The work of an architect begins with the brief. The clearer the brief, the better the result for the client.
Some extracts from the development of this brief:
“I’m coming back to the topic I’ve mentioned earlier. Would you have time to draw me a considerably larger shed for Sõrve Lusthoone? Would it be easy or conceivable at all? Let’s skip the gallery.
…I drew a line on the ground with my heel, I’ll give you the measurements. Perhaps 6 m x 10 m, the ridge height of the 90-year-old annexes is ca 7 m…
…I thought if we could reuse the solutions in Taga-Sõrve, it wouldn’t take too long, then again, the larger volume could be quite impressive.
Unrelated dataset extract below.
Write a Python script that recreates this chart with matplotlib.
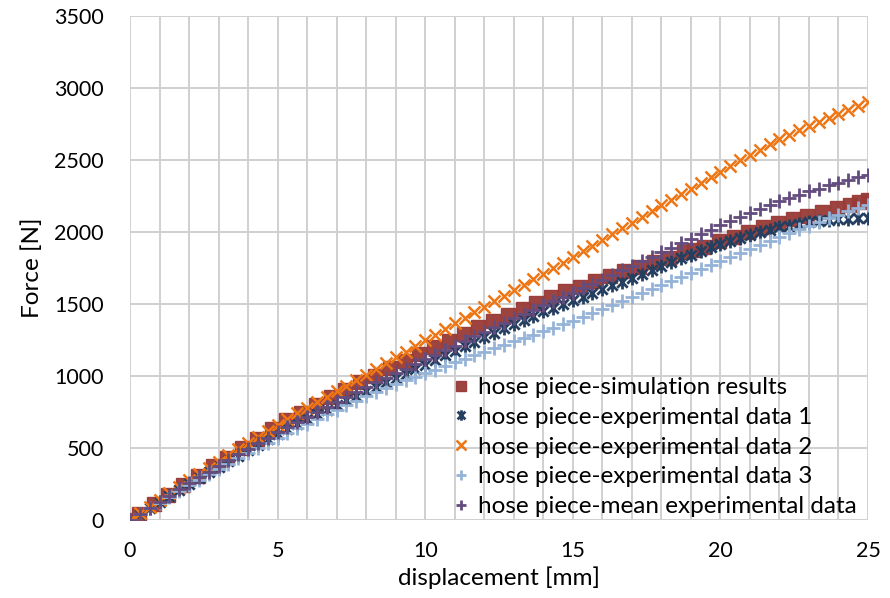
import numpy as np
import matplotlib
matplotlib.use("Agg")
import matplotlib.pyplot as plt
from matplotlib.path import Path

# ---------------- data ----------------
x_sim = [0, 0.3, 0.8, 1.3, 1.8, 2.3, 2.8, 3.3, 3.8, 4.3, 4.8, 5.3, 5.8, 6.3, 6.8,
         7.3, 7.8, 8.3, 8.8, 9.3, 9.8, 10.3, 10.8, 11.3, 11.8, 12.3, 12.8, 13.3,
         13.75, 14.25, 14.75, 15.25, 15.75, 16.25, 16.75, 17.25, 17.75, 18.25,
         18.75, 19.1, 19.45, 19.95, 20.45, 20.95, 21.45, 21.95, 22.45, 22.95,
         23.45, 23.95, 24.4, 24.7, 25.0]
f_sim = [0, 40, 108, 175, 240, 305, 372, 432, 497, 565, 630, 692, 746, 797, 853,
         900, 955, 1003, 1054, 1104, 1156, 1200, 1246, 1292, 1337, 1380, 1423, 1464,
         1506, 1550, 1587, 1620, 1660, 1694, 1728, 1758, 1792, 1822,
         1860, 1878, 1897, 1935, 1967, 2002, 2032, 2060, 2093, 2112,
         2141, 2165, 2190, 2205, 2222]

# experimental displacement samples (every 1/3 mm)
x_exp = np.round(np.linspace(0, 25, 76), 3)

f_exp1 = [0, 42, 83, 125, 167, 208, 250, 290, 330, 370, 408, 447, 485, 523, 562,
          600, 633, 667, 700, 733, 767, 800, 832, 863, 895, 925, 955, 985, 1016, 1047,
          1078, 1110, 1143, 1175, 1207, 1238, 1270, 1301, 1331, 1362, 1391, 1419,
          1448, 1474, 1499, 1525, 1551, 1576, 1602, 1629, 1656, 1683, 1710, 1736,
          1763, 1789, 1816, 1842, 1867, 1893, 1918, 1939, 1959, 1980, 1997, 2015,
          2032, 2043, 2055, 2066, 2073, 2081, 2088, 2092, 2096, 2100]
f_exp2 = [0, 47, 93, 140, 185, 230, 275, 318, 362, 405, 448, 492, 535, 577, 618,
          660, 700, 740, 780, 818, 857, 895, 933, 972, 1010, 1050, 1090, 1130, 1170, 1210,
          1250, 1288, 1327, 1365, 1403, 1442, 1480, 1518, 1557, 1595, 1633, 1672,
          1710, 1748, 1787, 1825, 1865, 1905, 1945, 1985, 2025, 2065, 2105, 2145,
          2185, 2223, 2262, 2300, 2340, 2380, 2420, 2458, 2497, 2535, 2572, 2608,
          2645, 2675, 2705, 2735, 2763, 2792, 2820, 2847, 2873, 2900]
f_exp3 = [0, 40, 80, 120, 160, 200, 240, 278, 317, 355, 392, 428, 465, 500, 535,
          570, 603, 637, 670, 702, 733, 765, 797, 828, 860, 888, 917, 945, 970, 995,
          1020, 1045, 1070, 1095, 1120, 1145, 1170, 1193, 1217, 1240, 1263, 1287,
          1310, 1335, 1360, 1385, 1412, 1438, 1465, 1493, 1520, 1548, 1576, 1604,
          1632, 1660, 1687, 1715, 1742, 1770, 1797, 1825, 1852, 1880, 1908, 1937,
          1965, 1992, 2018, 2045, 2070, 2095, 2120, 2143, 2167, 2190]
f_mean = [0, 43, 85, 128, 170, 213, 255, 296, 336, 377, 416, 456, 495, 533, 572,
          610, 646, 681, 717, 751, 786, 820, 854, 888, 922, 955, 987, 1020, 1052, 1083,
          1115, 1147, 1178, 1210, 1243, 1275, 1308, 1339, 1369, 1400, 1430, 1460,
          1490, 1519, 1549, 1578, 1609, 1639, 1670, 1701, 1733, 1764, 1796, 1829,
          1861, 1891, 1922, 1952, 1983, 2015, 2046, 2075, 2103, 2132, 2159, 2186,
          2213, 2236, 2259, 2282, 2302, 2323, 2343, 2361, 2379, 2397]

labels = ["hose piece-simulation results",
          "hose piece-experimental data 1",
          "hose piece-experimental data 2",
          "hose piece-experimental data 3",
          "hose piece-mean experimental data"]

x_ticks = [0, 5, 10, 15, 20, 25]
y_ticks = [0, 500, 1000, 1500, 2000, 2500, 3000, 3500]

# ---------------- style ----------------
plt.rcParams['font.family'] = ['Lato', 'DejaVu Sans']
FS_TICK = 15.5
FS_LAB = 17.5
FS_LEG = 17.5

# Excel-like star marker: X with vertical bar
star = Path([(0, -1), (0, 1), (-0.75, -0.75), (0.75, 0.75), (-0.75, 0.75), (0.75, -0.75)],
            [Path.MOVETO, Path.LINETO, Path.MOVETO, Path.LINETO, Path.MOVETO, Path.LINETO])

fig = plt.figure(figsize=(8.9, 5.98), dpi=100)
ax = fig.add_axes([130/890, 78/598, 738/890, 504/598])

grid_c = '#D0D0D0'
for xv in np.arange(0, 26, 1):
    ax.axvline(xv, color=grid_c, lw=1.4, zorder=0)
for yv in y_ticks:
    ax.axhline(yv, color=grid_c, lw=1.4, zorder=0)

ax.plot(x_sim, f_sim, linestyle='none', marker='s', ms=9.5, color='#983A37',
        mec='#983A37', alpha=0.95, label=labels[0], zorder=2)
ax.plot(x_exp, f_exp1, linestyle='none', marker=star, ms=10, mew=2.0,
        color='#243F60', label=labels[1], zorder=3)
ax.plot(x_exp, f_exp2, linestyle='none', marker='x', ms=9, mew=1.8,
        color='#EE7614', label=labels[2], zorder=4)
ax.plot(x_exp, f_exp3, linestyle='none', marker='+', ms=10, mew=2.0,
        color='#95B3D7', label=labels[3], zorder=5)
ax.plot(x_exp, f_mean, linestyle='none', marker='+', ms=10, mew=2.0,
        color='#634C7E', label=labels[4], zorder=6)

ax.set_xlim(0, 25)
ax.set_ylim(0, 3500)
ax.set_xticks(x_ticks)
ax.set_yticks(y_ticks)
ax.tick_params(axis='both', length=0, labelsize=FS_TICK)
ax.tick_params(axis='y', pad=19)
ax.tick_params(axis='x', pad=15)
for s in ax.spines.values():
    s.set_visible(False)

ax.set_xlabel("displacement [mm]", fontsize=FS_LAB, labelpad=4)
ax.set_ylabel("Force [N]", fontsize=FS_LAB, labelpad=8)

leg = ax.legend(loc='upper left', bbox_to_anchor=(455/890, 1 - 377/598),
                bbox_transform=fig.transFigure, frameon=False, fontsize=FS_LEG,
                handlelength=0.5, handletextpad=0.45, labelspacing=0.36,
                borderpad=0, borderaxespad=0, markerscale=0.75)

fig.savefig("out.png", dpi=100)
No windows for the front façade, there could be a narrow strip of windows on the rear facing the forest for some natural light…”
Our reply: “Designing for you could be risky – the bar is set dangerously high.”
The client’s eventual instruction: let’s take it easier this time…
And so we did.
We used the old hay barn typology where the horse-drawn cart with hay loads was taken in through one gate and after unloading it out through the other.
The form is highly simple. The timber frame is covered with polycarbonate. The tractor must be exposed.
The external vertical covering reflects the traditional cladding of the main building.
As a result, we have a simple farm annexe based on strong traditions. A lot of light, mortise and tenon timber and tensioned cables.
And a nice lighting solution for darker periods by the owner.
* MTJ – machine and tractor station. The Soviet state agricultural company providing mechanised agricultural services for collective farms.